Yeah good thanks mate, all of us are doing well. Boring for the first born stuck inside most of the day but we find/make up stuff for her to do. Just have to keep going innit.
I only have a couple as well .im a bit odd when it comes to socialising , maybe that’s why I’m not struggling with WFH. As much as I thought I might . Still don’t like it though .
Chillin today Might have a biff Y never kno It's gonna pass...just peel the layers of your thoughts and learn about yourselves in the meantime. You find out who has got it in them or who is going to moan their way through it due to pathetic entitlements Separate the man from the socially conditioned **** in you is what I say
I’m going to watch the stock market fall, go for a dog walk, go for a run, check the meal schedule, cook, watch Corrie, drink. Will also squeeze in a couple of games of table tennis. Rock and roll.
Got into work. Only two kids in today. Decided to come home. Nothing I can't get on with on the laptop. Silver lining... at least I was up and ready by half 7 which wouldn't have happened until about 11 o'clock otherwise.

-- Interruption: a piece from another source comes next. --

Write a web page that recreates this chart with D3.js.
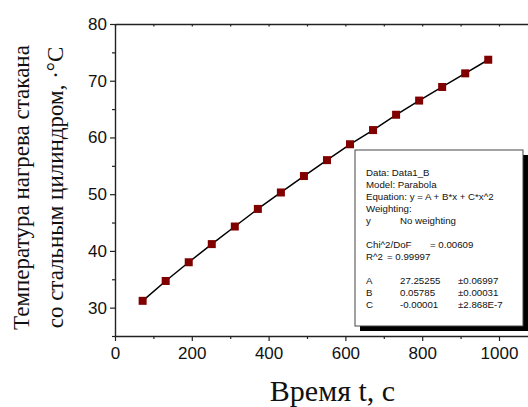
<!DOCTYPE html>
<html>
<head>
<meta charset="utf-8">
<script src="https://cdn.jsdelivr.net/npm/d3@7"></script>
<style>
  body { margin: 0; background: #fff; }
  svg { display: block; }
  .tick text { font-family: "Liberation Sans", Arial, sans-serif; font-size: 17px; fill: #111; }
</style>
</head>
<body>
<div id="chart"></div>
<script>
// time, s
const times = [72, 132, 192, 252, 312, 372, 432, 492, 552, 612, 672, 732, 792, 852, 912, 972];
// temperature, °C
const temps = [31.2, 34.7, 38.0, 41.2, 44.3, 47.4, 50.3, 53.2, 56.0, 58.8, 61.3, 64.0, 66.5, 68.9, 71.3, 73.7];

const xTicks = [0, 200, 400, 600, 800, 1000];
const yTicks = [30, 40, 50, 60, 70, 80];

const fitLines = [
  ["Data: Data1_B"],
  ["Model: Parabola"],
  ["Equation: y = A + B*x + C*x^2"],
  ["Weighting:"],
  ["y", "No weighting"],
  [],
  ["Chi^2/DoF", "= 0.00609"],
  ["R^2", "=  0.99997"],
  [],
  ["A", "27.25255", "±0.06997"],
  ["B", "0.05785", "±0.00031"],
  ["C", "-0.00001", "±2.868E-7"]
];

const W = 528, H = 407;
const svg = d3.select("#chart").append("svg").attr("width", W).attr("height", H);
svg.append("rect").attr("width", W).attr("height", H).attr("fill", "#fff");

const x = d3.scaleLinear().domain([0, 1100]).range([115, 537.4]);
const y = d3.scaleLinear().domain([25, 80]).range([336, 24]);

const axisColor = "#222";

// minor ticks
svg.append("g")
  .attr("transform", `translate(0,${y(25)})`)
  .call(d3.axisBottom(x).tickValues([100, 300, 500, 700, 900, 1100]).tickSize(3).tickFormat("").tickSizeOuter(0))
  .call(g => g.select(".domain").remove());
svg.append("g")
  .attr("transform", `translate(${x(0)},0)`)
  .call(d3.axisLeft(y).tickValues([25, 35, 45, 55, 65, 75]).tickSize(3).tickFormat("").tickSizeOuter(0))
  .call(g => g.select(".domain").remove());

// top axis, ticks inward
svg.append("g")
  .attr("transform", `translate(0,${y(80)})`)
  .call(d3.axisBottom(x).tickValues(d3.range(0, 1101, 100)).tickSize(2.5).tickFormat("").tickSizeOuter(0));

// main axes
svg.append("g")
  .attr("transform", `translate(0,${y(25)})`)
  .call(d3.axisBottom(x).tickValues(xTicks).tickFormat(d3.format("d")).tickSize(5).tickPadding(6).tickSizeOuter(0));
svg.append("g")
  .attr("transform", `translate(${x(0)},0)`)
  .call(d3.axisLeft(y).tickValues(yTicks).tickSize(5).tickPadding(3).tickSizeOuter(0));

svg.selectAll(".domain").attr("stroke", axisColor).attr("stroke-width", 1.4);
svg.selectAll(".tick line").attr("stroke", axisColor).attr("stroke-width", 1.2);

// line through data
const line = d3.line().x((d, i) => x(times[i])).y(d => y(d));
svg.append("path")
  .datum(temps)
  .attr("fill", "none")
  .attr("stroke", "#000")
  .attr("stroke-width", 1.5)
  .attr("d", line);

// markers
const ms = 8;
svg.selectAll(".pt")
  .data(temps)
  .enter()
  .append("rect")
  .attr("class", "pt")
  .attr("x", (d, i) => x(times[i]) - ms / 2)
  .attr("y", d => y(d) - ms / 2)
  .attr("width", ms)
  .attr("height", ms)
  .attr("fill", "#800000");

// fit result box
const bx = 355, by = 150, bw = 168, bh = 176;
svg.append("rect").attr("x", bx + 5).attr("y", by + 5).attr("width", bw).attr("height", bh).attr("fill", "#000");
svg.append("rect").attr("x", bx).attr("y", by).attr("width", bw).attr("height", bh)
  .attr("fill", "#fff").attr("stroke", "#444").attr("stroke-width", 1);

const colX = [366, 400, 458];
const box = svg.append("g")
  .style("font-family", "'Liberation Sans', Arial, sans-serif")
  .style("font-size", "9.7px")
  .attr("fill", "#111");
fitLines.forEach((row, i) => {
  row.forEach((t, j) => {
    let cx = colX[j];
    if (i === 6 && j === 1) cx = 430;
    if (i === 7 && j === 1) cx = 387;
    box.append("text").attr("x", cx).attr("y", 176 + i * 12).text(t);
  });
});

// axis titles
svg.append("text")
  .attr("x", 332.5).attr("y", 400.5)
  .attr("text-anchor", "middle")
  .style("font-family", "'Liberation Serif', 'Times New Roman', serif")
  .style("font-size", "30px")
  .attr("fill", "#111")
  .text("Время t, с");

const yt = svg.append("g")
  .attr("transform", "translate(0,187.5) rotate(-90)")
  .style("font-family", "'Liberation Serif', 'Times New Roman', serif")
  .style("font-size", "23px")
  .attr("fill", "#111")
  .attr("text-anchor", "middle");
yt.append("text").attr("x", 0).attr("y", 29).text("Температура нагрева стакана");
yt.append("text").attr("x", 0).attr("y", 63).text("со стальным цилиндром, ·°С");
</script>
</body>
</html>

I wonder who on here is this guy... please log in to view this image Who is Fat Ass? Bets for bantz Shawshank Redemption stylee.
I’m still gambling every day. We have always lived by social distancing in this village and I’m still getting out 4 to 5 times a day with Skye. She’s a big dog and needs the walks. We never see anybody so it’s fine to do so. Our shops are still open. Apart from not being able to go clothes shopping in the city, nothing has changed.
Has this had any impact on the mass spread of Coronavirus over there? The high temperatures I mean, not your swimming pool.
No, Cases are climbing daily. Apparently the temperature would need to remain over 60C to make any difference.
Donald Trump met with the Queen, and he asked her, "Your Majesty, how do you run such an efficient government? Are there any tips you can give me?" "Well," replied the Queen, "the most important thing is to surround yourself with intelligent people." Trump frowned, and then asked, "But how do I know the people around you are really intelligent?" The Queen took a sip of tea. "Oh, that's easy; you just ask them to answer an intelligent riddle." The Queen pushed a button on her intercom. "Please send Boris Johnson in here, would you?" The Prime Minster walked into the room and said, "Yes, Your Majesty?" The Queen smiled and said, "Answer me this, if you would, Boris. Your mother and father have a child. It is not your brother and it is not your sister. Who is it?" Without pausing for a moment, he answered, "That would be me." "Yes! Very good," said the Queen. Trump went back home to ask Mike Pence the same question. “ Mike, answer this for me. Your mother and your father have a child. It's not your brother and it's not your sister. Who is it?" "I'm not sure," said Pence. "Let me get back to you on that one." He went to his advisers and asked everyone, but none could give him an answer. Finally, Pence ran in to his friend Jack Murphy in a restaurant the next night. Pence asked, "Jack, can you answer this for me? Your mother and father have a child and it's not your brother or your sister. Who is it?" Jack Murphy answered right back, "That's easy, it's me!" Pence smiled, and said, "Thanks!" Pence then went back to speak with Trump. "Say, I did some research and I have the answer to that riddle: It's my friend Jack Murphy!" Trump got up, stomped over to Pence, and angrily yelled, "No, you idiot! It's Boris Johnson!"